Memories of steam

I was going through old slides and prints and found this print from a photo I took sometime between 1973 and 1976, when I was a reporter for The Augusta (Ga) Chronicle. It’s an old Southern Railway steam engine that was being used for excursion trips. The quality of the photo is not great. When I used to turn in my rolls of film to the guys in the photo department, they made prints that were just good enough to last until the paper was ready to print the next morning. This one hasn’t stood up very well through the decades.

I’m almost certain that this is Southern Engine 4501. The first time I saw 4501 was the evening before it was to leave Augusta for the next leg of its trip. The engine was cold and dead, sitting in a yard with old guys crawling over it trying to fix something. All of them were about as old as the engine itself, which was made in 1911. I think the men retired from Southern at about the same time steam engines left regular railroad service. Now they were called back to drive the old thing.

This photo was taken the next day, when the beast had been awakened and was sitting ready to run.

We’re used to being able to jump into a car and have it rolling within a few seconds, but steam locomotives are a different beast. You have to build a fire under them, and that takes time. And, once you have the fire going, you have to wait till it builds a full head of steam.

A steam engine with a full head of steam is the closest thing to a living creature that man has ever made. There is a constant hiss in the background and every 20 or 30 seconds a kind of clunking chuff. Various train forums trace that sound to the air compressors steam engines used.

You’ll know when it’s getting ready to start moving. There is drama and sound.
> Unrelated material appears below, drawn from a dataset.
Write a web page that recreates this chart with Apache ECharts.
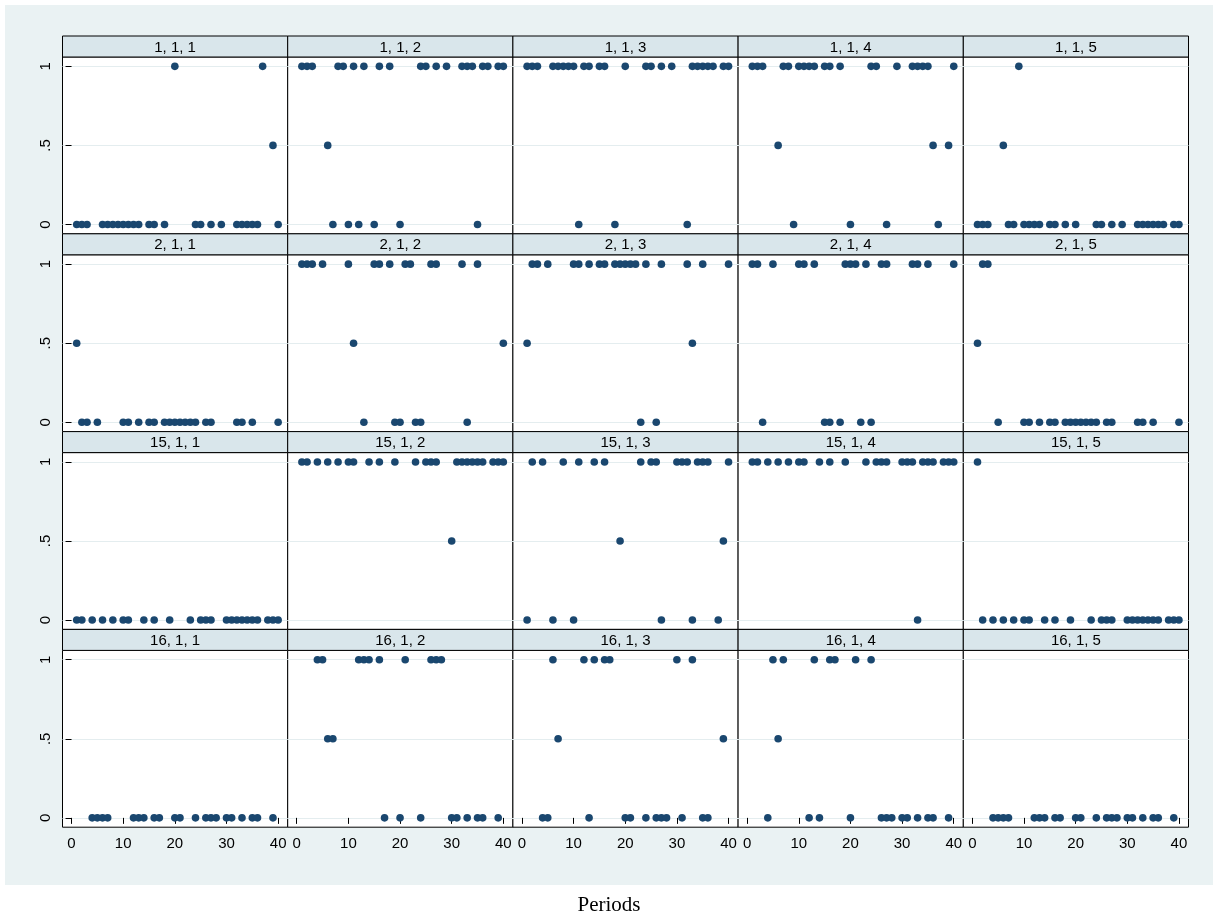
<!DOCTYPE html>
<html><head><meta charset="utf-8">
<script src="https://cdn.jsdelivr.net/npm/echarts@6/dist/echarts.min.js"></script>
<style>html,body{margin:0;padding:0;background:#fff}#c{width:1218px;height:919px}</style>
</head><body><div id="c"></div>
<script>
// ---- data ----
const periodsRow1 = [1,2,3,6,7,8,9,10,11,12,13,15,16,18,20,24,25,27,29,32,33,34,35,36,37,39,40];
const periodsRow2 = [1,2,3,5,10,11,13,15,16,18,19,20,21,22,23,24,26,27,32,33,35,40];
const periodsRow3 = [1,2,4,6,8,10,11,14,16,19,23,25,26,27,30,31,32,33,34,35,36,38,39,40];
const periodsRow4 = [4,5,6,7,12,13,14,16,17,20,21,24,26,27,28,30,31,33,35,36,39];

const groupLabels = ['1', '2', '15', '16'];
const subLabels = ['1, 1', '1, 2', '1, 3', '1, 4', '1, 5'];

const v_1_1_1 = [0,0,0,0,0,0,0,0,0,0,0,0,0,0,1,0,0,0,0,0,0,0,0,0,1,0.5,0];
const v_1_1_2 = [1,1,1,0.5,0,1,1,0,1,0,1,0,1,1,0,1,1,1,1,1,1,1,0,1,1,1,1];
const v_1_1_3 = [1,1,1,1,1,1,1,1,0,1,1,1,1,0,1,1,1,1,1,0,1,1,1,1,1,1,1];
const v_1_1_4 = [1,1,1,0.5,1,1,0,1,1,1,1,1,1,1,0,1,1,0,1,1,1,1,1,0.5,0,0.5,1];
const v_1_1_5 = [0,0,0,0.5,0,0,1,0,0,0,0,0,0,0,0,0,0,0,0,0,0,0,0,0,0,0,0];

const v_2_1_1 = [0.5,0,0,0,0,0,0,0,0,0,0,0,0,0,0,0,0,0,0,0,0,0];
const v_2_1_2 = [1,1,1,1,1,0.5,0,1,1,1,0,0,1,1,0,0,1,1,1,0,1,0.5];
const v_2_1_3 = [0.5,1,1,1,1,1,1,1,1,1,1,1,1,1,0,1,0,1,1,0.5,1,1];
const v_2_1_4 = [1,1,0,1,1,1,1,0,0,0,1,1,1,0,1,0,1,1,1,1,1,1];
const v_2_1_5 = [0.5,1,1,0,0,0,0,0,0,0,0,0,0,0,0,0,0,0,0,0,0,0];

const v_15_1_1 = [0,0,0,0,0,0,0,0,0,0,0,0,0,0,0,0,0,0,0,0,0,0,0,0];
const v_15_1_2 = [1,1,1,1,1,1,1,1,1,1,1,1,1,1,0.5,1,1,1,1,1,1,1,1,1];
const v_15_1_3 = [0,1,1,0,1,0,1,1,1,0.5,1,1,1,0,1,1,1,0,1,1,1,0,0.5,1];
const v_15_1_4 = [1,1,1,1,1,1,1,1,1,1,1,1,1,1,1,1,1,0,1,1,1,1,1,1];
const v_15_1_5 = [1,0,0,0,0,0,0,0,0,0,0,0,0,0,0,0,0,0,0,0,0,0,0,0];

const v_16_1_1 = [0,0,0,0,0,0,0,0,0,0,0,0,0,0,0,0,0,0,0,0,0];
const v_16_1_2 = [1,1,0.5,0.5,1,1,1,1,0,0,1,0,1,1,1,0,0,0,0,0,0];
const v_16_1_3 = [0,0,1,0.5,1,0,1,1,1,0,0,0,0,0,0,1,0,1,0,0,0.5];
const v_16_1_4 = [0,1,0.5,1,0,1,0,1,1,0,1,1,0,0,0,0,0,0,0,0,0];
const v_16_1_5 = [0,0,0,0,0,0,0,0,0,0,0,0,0,0,0,0,0,0,0,0,0];

const xTicks = [0, 10, 20, 30, 40];
const yTicks = [0, 0.5, 1];
const yTickLabels = ['0', '.5', '1'];
const xTitle = 'Periods';

const rowPeriods = [periodsRow1, periodsRow2, periodsRow3, periodsRow4];
const rowValues = [
  [v_1_1_1, v_1_1_2, v_1_1_3, v_1_1_4, v_1_1_5],
  [v_2_1_1, v_2_1_2, v_2_1_3, v_2_1_4, v_2_1_5],
  [v_15_1_1, v_15_1_2, v_15_1_3, v_15_1_4, v_15_1_5],
  [v_16_1_1, v_16_1_2, v_16_1_3, v_16_1_4, v_16_1_5]
];

// ---- layout ----
const L0 = 62.5, CW = 225.2, T0 = 36, RH = 197.8, HH = 21, PH = RH - HH;
const FONT = '"Liberation Sans", Arial, sans-serif';
const NAVY = '#1a476f';

const grids = [], xAxes = [], yAxes = [], series = [], graphics = [];
graphics.push({type:'rect', z:-100, silent:true, shape:{x:5, y:5, width:1208, height:880}, style:{fill:'#eaf2f3'}});

for (let r = 0; r < 4; r++) {
  for (let c = 0; c < 5; c++) {
    const k = r * 5 + c;
    const left = L0 + c * CW, top = T0 + r * RH;
    grids.push({left: left, top: top + HH, width: CW, height: PH, show: true,
      backgroundColor: '#fff', borderColor: '#000', borderWidth: 1,
      containLabel: false, outerBoundsMode: 'none'});
    xAxes.push({gridIndex: k, type: 'value', min: -1.75, max: 41.85,
      axisLine: {show: false}, splitLine: {show: false},
      axisTick: {show: r === 3, length: 6, customValues: xTicks, lineStyle: {color: '#000', width: 1}},
      axisLabel: {show: r === 3, customValues: xTicks, fontSize: 15, color: '#000', fontFamily: FONT, margin: 9}});
    yAxes.push({gridIndex: k, type: 'value', min: -0.059, max: 1.059,
      axisLine: {show: false},
      splitLine: {show: true, lineStyle: {color: '#e4edef', width: 1}},
      axisTick: {show: c === 0, length: 6, customValues: yTicks, lineStyle: {color: '#000', width: 1}},
      axisLabel: {show: c === 0, customValues: yTicks, rotate: 90, fontSize: 15, color: '#000', fontFamily: FONT, margin: 9,
        formatter: function (v) { const i = yTicks.indexOf(v); return i >= 0 ? yTickLabels[i] : ''; }}});
    const per = rowPeriods[r], vals = rowValues[r][c];
    series.push({type: 'scatter', xAxisIndex: k, yAxisIndex: k, silent: true, clip: false,
      symbol: 'circle', symbolSize: 7.6, itemStyle: {color: NAVY, opacity: 1},
      data: per.map(function (p, i) { return [p, vals[i]]; })});
    graphics.push({type: 'rect', z: 50, silent: true, shape: {x: left, y: top, width: CW, height: HH},
      style: {fill: '#d9e6eb', stroke: '#000', lineWidth: 1}});
    graphics.push({type: 'text', z: 51, silent: true, x: left + CW / 2, y: top + HH / 2 + 1,
      style: {text: groupLabels[r] + ', ' + subLabels[c], fill: '#000', font: '15px ' + FONT,
        align: 'center', verticalAlign: 'middle', textAlign: 'center', textVerticalAlign: 'middle'}});
  }
}

const chart = echarts.init(document.getElementById('c'), null, {renderer: 'canvas'});
chart.setOption({
  animation: false,
  backgroundColor: '#fff',
  title: {text: xTitle, left: 'center', top: 890,
    textStyle: {fontFamily: '"Liberation Serif", "Times New Roman", serif', fontSize: 21, fontWeight: 'normal', color: '#000'}},
  grid: grids, xAxis: xAxes, yAxis: yAxes, series: series, graphic: graphics
});
</script></body></html>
The engineer will open a valve on the steam cylinders and a huge cloud of hot mist will hiss out just in front of the drive wheels. That’s the engineer clearing condensation from the drive cylinders. If you’re standing in the wrong place, it will feel like a steam bath.

Next, there will be a chuff as the drive wheels start to turn, and a cloud of steam and coal smoke will shoot out of the stack. There will be another chuff from other side of the engine, and then another from the near side, four in all for every rotation the drive wheels make, and four puffs of steam and smoke from the stack.

I can’t remember exactly when I was invited to ride in the cab of the engine, but that’s the kind of invitation that I could not turn down. I climbed up into the cab with no knowledge of where the train was going or how I would get back to town.

Riding in the cab of a steam locomotive is like nothing else in the world. All that track that looks straight actually isn’t; there are little dips and side-to-side wriggles, all of which translated to the engine rocking all the time. And there was noise. Overwhelming, continuous, deafening noise.

I think there were four men in the cab, plus one reporter. The engineer and the fireman were the only ones actually doing anything. The day before all had worked late into the night, so they were tired. One of them sat up in the window, his head rocking back and forth, sleeping, despite the noise.

When the fire needed more coal, the fireman stuck a shovel into a pile of coal in the tender, and then turned around and stepped on a pedal at the rear of the firebox. Two half-moon-shaped doors clanged open, revealing the glowing, roaring fire. He tossed the shovelful of coal into the fire, then stepped off the pedal. The doors slammed shut. Then he did it again.

Eventually the train stopped at some little town not too far from Augusta. I don’t remember where it was – Edgefield? Graniteville? I don’t know. But I decided that I should probably take that opportunity to get off the train.

When I climbed down from the cab, I was deaf. My ears were telling me that they had had enough and just weren’t doing any more work for a while. I was also kind of lost. I called my office and got the number of a stringer in that town, and he gave me a ride back to Augusta. I’m not quite sure how I made that call, but I do remember telling anyone I spoke to that I couldn’t really hear anything.

My hearing, or most of it, eventually came back. I can hardly imagine what it must have been like to ride those engines every workday for years. Those were some real men.

On several occasions Engine 4501 seemed destined for the scrap heap, or a life as a static display at best, but it’s still pulling excursion trains for the Tennessee Valley Railroad Museum.

I think maybe Leah and I should ride a train pulled by that old engine sometime.

 

Engine 4501 has two small leading wheels (on a single axle), eight drive wheels, and two small trailing wheels. That makes it a 2-8-2, or what is known as a Mikado, apparently because the first steam locomotives of this configuration were made for Japanese railroads. The 2-8-2 wheel layout was probably most often used for freight, but working steam locomotives are so rare these days that museums and excursion railroads have to use what they can find. The drive wheel diameter is 63 inches. That’s also maybe a little small for passenger train use. One rule of thumb is that the normal top speed in miles per hour of a steam locomotive was equal to wheel diameter in inches. Passenger trains ran faster than freight, so passenger locomotives typically had larger drive wheels. The smaller wheels also allowed the engine to deliver more power for a given distance traveled, making it better to move heavy freight trains.